Twenty-eight Hongkongers have been executed on the mainland since 2003, while the status of 19 others on death row is unknown, Amnesty International Hong Kong says.
Their crimes were mostly drug trafficking, murder, smuggling or tax evasion, the human rights group said.
Another five Hongkongers were slapped with the death penalty in Thailand, Malaysia and Vietnam, as were five Chinese nationals in Japan, although it is unknown if any Hongkonger was among them.
The Hong Kong government had failed to provide adequate support for locals who were so sentenced elsewhere, the group's Hong Kong director, Mabel Au Mei-po, said yesterday.
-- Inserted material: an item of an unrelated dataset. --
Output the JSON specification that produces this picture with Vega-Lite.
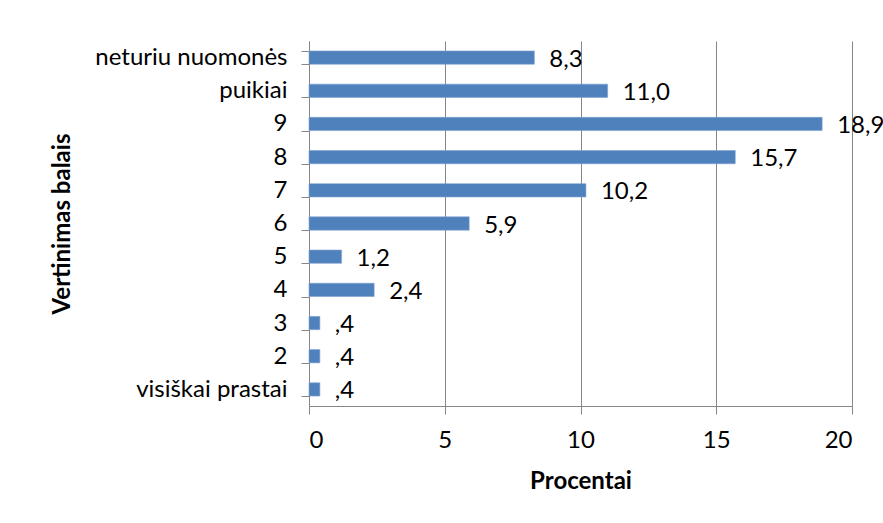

"The Immigration Department should know their situation best," Au said. "They could have been more active in the follow-up work to their cases instead of leaving the work to the local Chinese consulates."
On the mainland, another 28 Hongkongers were under suspended death sentences, the group revealed in its annual report on capital punishment.
Amnesty has long campaigned for worldwide abolition of the death penalty. The latest data was gathered from local and mainland media reports.
Excluding China, at least 778 people were executed last year, Amnesty said, compared with 682 in 2012.
China carried out the most executions last year, probably exceeding those in the rest of the world put together, it estimated. But Beijing's low transparency and lack of credible figures made it hard to say how far the estimated number reflected the actual situation, Au said.
But the mainland was inching towards eventually scrapping the penalty, after years of persuasion by foreign leaders and human rights groups, she said.
In 2011, the Chinese government took 13 offences off a list of 68 crimes punishable by death, she noted. Those offences included smuggling of items such as endangered animals and artefacts, and financial crimes.
Another welcome sign, Au said, was the top court's instruction to judges that year to limit the use of the death penalty. Amnesty urged people whose relatives were on death row outside Hong Kong to seek help.
The group could assist them, she said, citing the example of a Hongkonger in Malaysia who was allowed to see a doctor and meet Chinese embassy representatives after Amnesty intervened.
"Don't expect mercy will be shown if you [families of death-row inmates] keep silent, as what we saw in the past was the exact opposite," said Father Franco Mella, a spokesman for the group's joint committee for the abolition of the death penalty.